WORK TO COMPLETE: Your task is to copy the listing exactly, with the pictures left out.

RECORDED INFORMATION:
____________________
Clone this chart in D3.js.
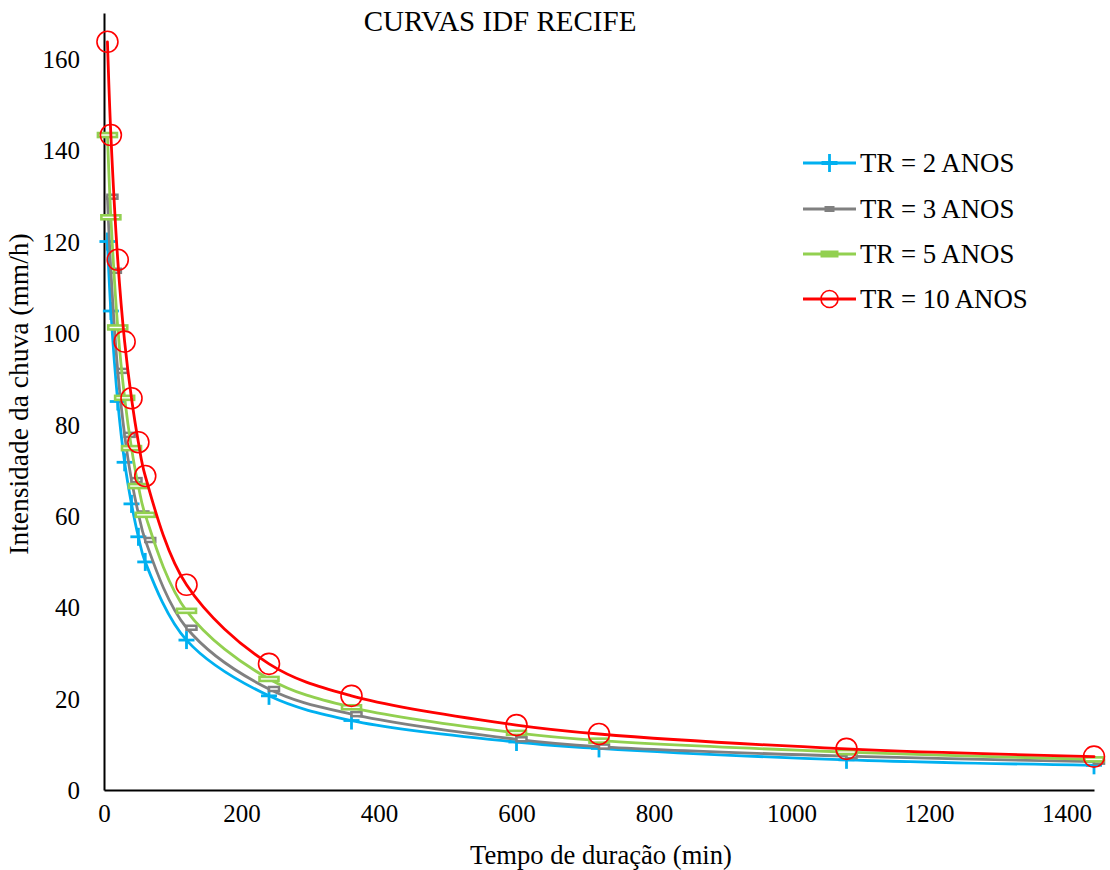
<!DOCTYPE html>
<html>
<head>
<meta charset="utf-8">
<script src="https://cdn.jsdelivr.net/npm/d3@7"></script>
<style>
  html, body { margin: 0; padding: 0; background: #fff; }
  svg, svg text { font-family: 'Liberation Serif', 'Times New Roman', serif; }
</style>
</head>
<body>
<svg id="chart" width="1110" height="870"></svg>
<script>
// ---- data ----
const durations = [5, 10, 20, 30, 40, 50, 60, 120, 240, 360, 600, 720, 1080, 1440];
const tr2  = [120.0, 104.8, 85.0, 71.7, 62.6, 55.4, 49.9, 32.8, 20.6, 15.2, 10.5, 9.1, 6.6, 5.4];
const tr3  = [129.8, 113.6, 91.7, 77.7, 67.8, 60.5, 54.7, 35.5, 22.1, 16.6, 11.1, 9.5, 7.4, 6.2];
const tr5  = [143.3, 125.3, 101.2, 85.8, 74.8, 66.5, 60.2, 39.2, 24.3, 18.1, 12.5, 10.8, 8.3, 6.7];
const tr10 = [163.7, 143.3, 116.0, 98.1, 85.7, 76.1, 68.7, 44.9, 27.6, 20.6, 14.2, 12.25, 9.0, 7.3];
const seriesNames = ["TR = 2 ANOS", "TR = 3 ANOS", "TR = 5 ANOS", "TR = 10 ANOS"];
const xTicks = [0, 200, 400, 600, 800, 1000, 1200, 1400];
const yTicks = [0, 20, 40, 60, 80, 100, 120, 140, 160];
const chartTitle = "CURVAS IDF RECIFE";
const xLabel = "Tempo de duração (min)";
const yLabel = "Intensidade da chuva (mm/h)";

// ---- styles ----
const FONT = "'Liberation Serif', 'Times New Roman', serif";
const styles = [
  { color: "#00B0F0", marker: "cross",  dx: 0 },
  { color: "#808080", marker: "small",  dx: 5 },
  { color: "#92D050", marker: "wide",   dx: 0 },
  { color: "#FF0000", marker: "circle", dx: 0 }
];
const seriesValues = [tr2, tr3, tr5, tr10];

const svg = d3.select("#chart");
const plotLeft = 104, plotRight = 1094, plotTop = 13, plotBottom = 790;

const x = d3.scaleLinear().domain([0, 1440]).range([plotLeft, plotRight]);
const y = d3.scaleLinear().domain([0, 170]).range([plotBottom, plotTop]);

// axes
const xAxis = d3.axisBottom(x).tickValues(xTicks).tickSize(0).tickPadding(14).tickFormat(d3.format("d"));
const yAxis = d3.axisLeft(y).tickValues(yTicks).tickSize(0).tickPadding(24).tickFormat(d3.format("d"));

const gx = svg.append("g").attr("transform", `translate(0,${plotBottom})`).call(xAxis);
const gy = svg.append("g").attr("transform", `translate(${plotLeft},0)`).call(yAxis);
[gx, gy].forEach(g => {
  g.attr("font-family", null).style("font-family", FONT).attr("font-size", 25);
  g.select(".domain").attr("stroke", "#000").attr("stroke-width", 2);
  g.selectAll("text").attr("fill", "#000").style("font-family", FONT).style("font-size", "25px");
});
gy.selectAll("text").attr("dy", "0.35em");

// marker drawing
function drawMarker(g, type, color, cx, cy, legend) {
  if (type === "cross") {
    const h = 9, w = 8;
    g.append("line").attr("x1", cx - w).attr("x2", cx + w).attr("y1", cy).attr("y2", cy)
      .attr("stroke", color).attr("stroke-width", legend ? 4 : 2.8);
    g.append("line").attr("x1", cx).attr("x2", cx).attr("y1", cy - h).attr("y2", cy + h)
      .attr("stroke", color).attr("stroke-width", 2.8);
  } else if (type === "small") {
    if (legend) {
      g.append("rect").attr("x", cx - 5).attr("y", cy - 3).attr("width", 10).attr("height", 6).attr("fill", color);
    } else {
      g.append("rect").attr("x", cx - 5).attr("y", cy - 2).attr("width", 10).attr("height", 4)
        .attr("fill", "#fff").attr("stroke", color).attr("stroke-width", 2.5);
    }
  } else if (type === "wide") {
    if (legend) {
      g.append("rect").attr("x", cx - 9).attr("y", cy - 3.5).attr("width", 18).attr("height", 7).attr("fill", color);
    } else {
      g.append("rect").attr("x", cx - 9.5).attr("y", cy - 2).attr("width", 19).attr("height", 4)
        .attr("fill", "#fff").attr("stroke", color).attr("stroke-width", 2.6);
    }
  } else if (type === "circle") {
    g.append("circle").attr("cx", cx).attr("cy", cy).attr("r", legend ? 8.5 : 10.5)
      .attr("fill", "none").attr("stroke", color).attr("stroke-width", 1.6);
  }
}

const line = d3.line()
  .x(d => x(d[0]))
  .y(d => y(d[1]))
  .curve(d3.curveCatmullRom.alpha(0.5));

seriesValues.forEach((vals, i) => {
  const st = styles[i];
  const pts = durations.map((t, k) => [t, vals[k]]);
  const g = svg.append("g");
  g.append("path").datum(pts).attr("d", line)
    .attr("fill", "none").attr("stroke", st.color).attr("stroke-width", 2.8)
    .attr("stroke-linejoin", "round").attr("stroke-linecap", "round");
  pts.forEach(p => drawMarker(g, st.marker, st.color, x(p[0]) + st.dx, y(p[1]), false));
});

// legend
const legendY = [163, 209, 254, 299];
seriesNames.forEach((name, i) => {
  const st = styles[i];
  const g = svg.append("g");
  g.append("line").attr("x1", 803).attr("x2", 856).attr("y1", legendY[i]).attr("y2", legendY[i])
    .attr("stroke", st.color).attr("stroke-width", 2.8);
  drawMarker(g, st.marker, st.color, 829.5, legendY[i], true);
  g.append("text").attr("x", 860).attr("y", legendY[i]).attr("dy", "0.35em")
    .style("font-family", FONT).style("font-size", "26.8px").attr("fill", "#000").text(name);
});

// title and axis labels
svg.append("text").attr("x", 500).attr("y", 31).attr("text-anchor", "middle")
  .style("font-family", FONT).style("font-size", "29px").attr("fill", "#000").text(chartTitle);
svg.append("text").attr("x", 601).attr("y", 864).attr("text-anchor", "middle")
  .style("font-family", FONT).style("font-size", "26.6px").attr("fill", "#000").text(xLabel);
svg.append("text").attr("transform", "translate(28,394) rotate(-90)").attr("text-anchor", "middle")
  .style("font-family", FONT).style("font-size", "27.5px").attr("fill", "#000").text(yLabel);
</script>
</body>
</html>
____________________
REPLY TO THE TASK:
Clone this chart in D3.js.
<!DOCTYPE html>
<html>
<head>
<meta charset="utf-8">
<script src="https://cdn.jsdelivr.net/npm/d3@7"></script>
<style>
  html, body { margin: 0; padding: 0; background: #fff; }
  svg, svg text { font-family: 'Liberation Serif', 'Times New Roman', serif; }
</style>
</head>
<body>
<svg id="chart" width="1110" height="870"></svg>
<script>
// ---- data ----
const durations = [5, 10, 20, 30, 40, 50, 60, 120, 240, 360, 600, 720, 1080, 1440];
const tr2  = [120.0, 104.8, 85.0, 71.7, 62.6, 55.4, 49.9, 32.8, 20.6, 15.2, 10.5, 9.1, 6.6, 5.4];
const tr3  = [129.8, 113.6, 91.7, 77.7, 67.8, 60.5, 54.7, 35.5, 22.1, 16.6, 11.1, 9.5, 7.4, 6.2];
const tr5  = [143.3, 125.3, 101.2, 85.8, 74.8, 66.5, 60.2, 39.2, 24.3, 18.1, 12.5, 10.8, 8.3, 6.7];
const tr10 = [163.7, 143.3, 116.0, 98.1, 85.7, 76.1, 68.7, 44.9, 27.6, 20.6, 14.2, 12.25, 9.0, 7.3];
const seriesNames = ["TR = 2 ANOS", "TR = 3 ANOS", "TR = 5 ANOS", "TR = 10 ANOS"];
const xTicks = [0, 200, 400, 600, 800, 1000, 1200, 1400];
const yTicks = [0, 20, 40, 60, 80, 100, 120, 140, 160];
const chartTitle = "CURVAS IDF RECIFE";
const xLabel = "Tempo de duração (min)";
const yLabel = "Intensidade da chuva (mm/h)";

// ---- styles ----
const FONT = "'Liberation Serif', 'Times New Roman', serif";
const styles = [
  { color: "#00B0F0", marker: "cross",  dx: 0 },
  { color: "#808080", marker: "small",  dx: 5 },
  { color: "#92D050", marker: "wide",   dx: 0 },
  { color: "#FF0000", marker: "circle", dx: 0 }
];
const seriesValues = [tr2, tr3, tr5, tr10];

const svg = d3.select("#chart");
const plotLeft = 104, plotRight = 1094, plotTop = 13, plotBottom = 790;

const x = d3.scaleLinear().domain([0, 1440]).range([plotLeft, plotRight]);
const y = d3.scaleLinear().domain([0, 170]).range([plotBottom, plotTop]);

// axes
const xAxis = d3.axisBottom(x).tickValues(xTicks).tickSize(0).tickPadding(14).tickFormat(d3.format("d"));
const yAxis = d3.axisLeft(y).tickValues(yTicks).tickSize(0).tickPadding(24).tickFormat(d3.format("d"));

const gx = svg.append("g").attr("transform", `translate(0,${plotBottom})`).call(xAxis);
const gy = svg.append("g").attr("transform", `translate(${plotLeft},0)`).call(yAxis);
[gx, gy].forEach(g => {
  g.attr("font-family", null).style("font-family", FONT).attr("font-size", 25);
  g.select(".domain").attr("stroke", "#000").attr("stroke-width", 2);
  g.selectAll("text").attr("fill", "#000").style("font-family", FONT).style("font-size", "25px");
});
gy.selectAll("text").attr("dy", "0.35em");

// marker drawing
function drawMarker(g, type, color, cx, cy, legend) {
  if (type === "cross") {
    const h = 9, w = 8;
    g.append("line").attr("x1", cx - w).attr("x2", cx + w).attr("y1", cy).attr("y2", cy)
      .attr("stroke", color).attr("stroke-width", legend ? 4 : 2.8);
    g.append("line").attr("x1", cx).attr("x2", cx).attr("y1", cy - h).attr("y2", cy + h)
      .attr("stroke", color).attr("stroke-width", 2.8);
  } else if (type === "small") {
    if (legend) {
      g.append("rect").attr("x", cx - 5).attr("y", cy - 3).attr("width", 10).attr("height", 6).attr("fill", color);
    } else {
      g.append("rect").attr("x", cx - 5).attr("y", cy - 2).attr("width", 10).attr("height", 4)
        .attr("fill", "#fff").attr("stroke", color).attr("stroke-width", 2.5);
    }
  } else if (type === "wide") {
    if (legend) {
      g.append("rect").attr("x", cx - 9).attr("y", cy - 3.5).attr("width", 18).attr("height", 7).attr("fill", color);
    } else {
      g.append("rect").attr("x", cx - 9.5).attr("y", cy - 2).attr("width", 19).attr("height", 4)
        .attr("fill", "#fff").attr("stroke", color).attr("stroke-width", 2.6);
    }
  } else if (type === "circle") {
    g.append("circle").attr("cx", cx).attr("cy", cy).attr("r", legend ? 8.5 : 10.5)
      .attr("fill", "none").attr("stroke", color).attr("stroke-width", 1.6);
  }
}

const line = d3.line()
  .x(d => x(d[0]))
  .y(d => y(d[1]))
  .curve(d3.curveCatmullRom.alpha(0.5));

seriesValues.forEach((vals, i) => {
  const st = styles[i];
  const pts = durations.map((t, k) => [t, vals[k]]);
  const g = svg.append("g");
  g.append("path").datum(pts).attr("d", line)
    .attr("fill", "none").attr("stroke", st.color).attr("stroke-width", 2.8)
    .attr("stroke-linejoin", "round").attr("stroke-linecap", "round");
  pts.forEach(p => drawMarker(g, st.marker, st.color, x(p[0]) + st.dx, y(p[1]), false));
});

// legend
const legendY = [163, 209, 254, 299];
seriesNames.forEach((name, i) => {
  const st = styles[i];
  const g = svg.append("g");
  g.append("line").attr("x1", 803).attr("x2", 856).attr("y1", legendY[i]).attr("y2", legendY[i])
    .attr("stroke", st.color).attr("stroke-width", 2.8);
  drawMarker(g, st.marker, st.color, 829.5, legendY[i], true);
  g.append("text").attr("x", 860).attr("y", legendY[i]).attr("dy", "0.35em")
    .style("font-family", FONT).style("font-size", "26.8px").attr("fill", "#000").text(name);
});

// title and axis labels
svg.append("text").attr("x", 500).attr("y", 31).attr("text-anchor", "middle")
  .style("font-family", FONT).style("font-size", "29px").attr("fill", "#000").text(chartTitle);
svg.append("text").attr("x", 601).attr("y", 864).attr("text-anchor", "middle")
  .style("font-family", FONT).style("font-size", "26.6px").attr("fill", "#000").text(xLabel);
svg.append("text").attr("transform", "translate(28,394) rotate(-90)").attr("text-anchor", "middle")
  .style("font-family", FONT).style("font-size", "27.5px").attr("fill", "#000").text(yLabel);
</script>
</body>
</html>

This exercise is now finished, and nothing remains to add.